Tentar comprar sexo de menor de idade uma única vez, sem nenhum contato físico ou ameaça verbal, não é crime de favorecimento de prostituição de crianças e adolescentes, tipificado no artigo 218-B do Código Penal. Assim decidiu a 6ª Câmara Criminal do Tribunal de Justiça do Rio Grande do Sul, que, por maioria, manteve sentença que absolveu um homem denunciado depois de oferecer R$ 50 para fazer sexo com uma menina de 11 anos.

Segundo a sentença da juíza Graziella Casaril Tonial, da Vara Judicial da Comarca de Igrejinha, o "programa" só não se consumou porque a menina não aceitou a proposta. Mas a juíza entendeu que o fato narrado na denúncia não se amolda à conduta descrita no artigo 218-B — conjunção carnal ou outro ato libidinoso com menor de 14 anos para satisfazer lascívia própria ou de outrem.

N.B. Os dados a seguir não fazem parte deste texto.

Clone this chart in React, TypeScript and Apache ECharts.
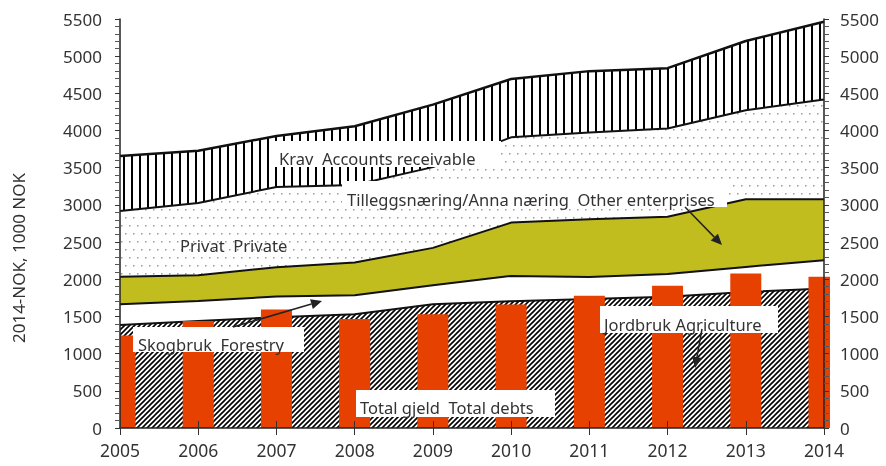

"Não restou demonstrada nos autos a habitualidade da conduta, de molde a induzir ou instigar a infante à prostituição ou outra forma de exploração sexual, que são atividades que se prolongam no tempo. Para caracterizar o delito em questão, [é] necessária a presença da habitualidade, o que não ocorre no presente feito", ponderou a julgadora. Como o fato denunciado não constituiu infração penal, como prevê o artigo 386, inciso III, do Código de Processo Penal, o réu foi absolvido.

Conduta reprovável
O relator da Apelação na 6ª Câmara Criminal, desembargador Ícaro Carvalho de Bem Osório, concordou com a juíza. Para ele, a conduta prevista por lei é submeter criança ou adolescente à prostituição ou exploração sexual. E este contexto exige relação de poder sobre a vítima, o que não ocorreu no caso concreto. Em síntese, apesar de o réu ter oferecido dinheiro em troca de sexo, não se pode concluir que tenha havido exploração sexual da menor. 

"Ainda que na órbita moral se revele reprovável a conduta atribuída ao réu, que representa abordagem inadequada de um homem adulto a uma criança ainda em plena formação de seu caráter, a conduta do apelado não se amolda ao tipo penal denunciado que, como dito, exige habitualidade para se configurar", encerrou, sendo seguido pelo voto do desembargador Aymoré Roque Pottes de Mello.

Voto divergente
A desembargadora Bernadete Coutinho Friedrich discordou dos colegas e votou por condenar o réu por tentativa de estupro de vulnerável. 

Ela reconheceu que a conduta descrita não se amolda ao tipo penal capitulado na denúncia oferecida pelo Ministério Público. "Essa conclusão não se dá por não ter restado demonstrada a habitualidade da conduta, na medida em que submeter a infante à prostituição ou outra forma de exploração sexual prolonga-se no tempo e, sim, porque caracterizada a prática de crime diverso", explicou no voto divergente.

Para a desembargadora, em se tratando de estupro de vulnerável, nem sempre há a presença real de grave ameaça ou violência. Há quem ofereça doces à vítima, faça "juras de amor" ou use de qualquer outro artifício para convencer a criança ou adolescente a praticar algum ato libidinoso. No caso dos autos, a estratégia foi a oferta de dinheiro.

Como a peça descreve uma atitude diferente do tipo penal apontado pela acusação, seria possível reclassificá-la, procedendo à emendatio libelli [corrigir acusação no aspecto da qualificação jurídica do fato], na medida em que a conduta descrita na denúncia permanece inalterada, afirmou a desembargadora.

Ela reconheceu que não é possível dar nova definição jurídica ao fato delituoso no segundo grau, como proíbe expressamente a Súmula 453 do Supremo Tribunal Federal. Entretanto, é possível, sim, finalizou, atribuir-lhe definição jurídica diversa, na forma do artigo 383 do Código de Processo Penal. Mas ficou vencida.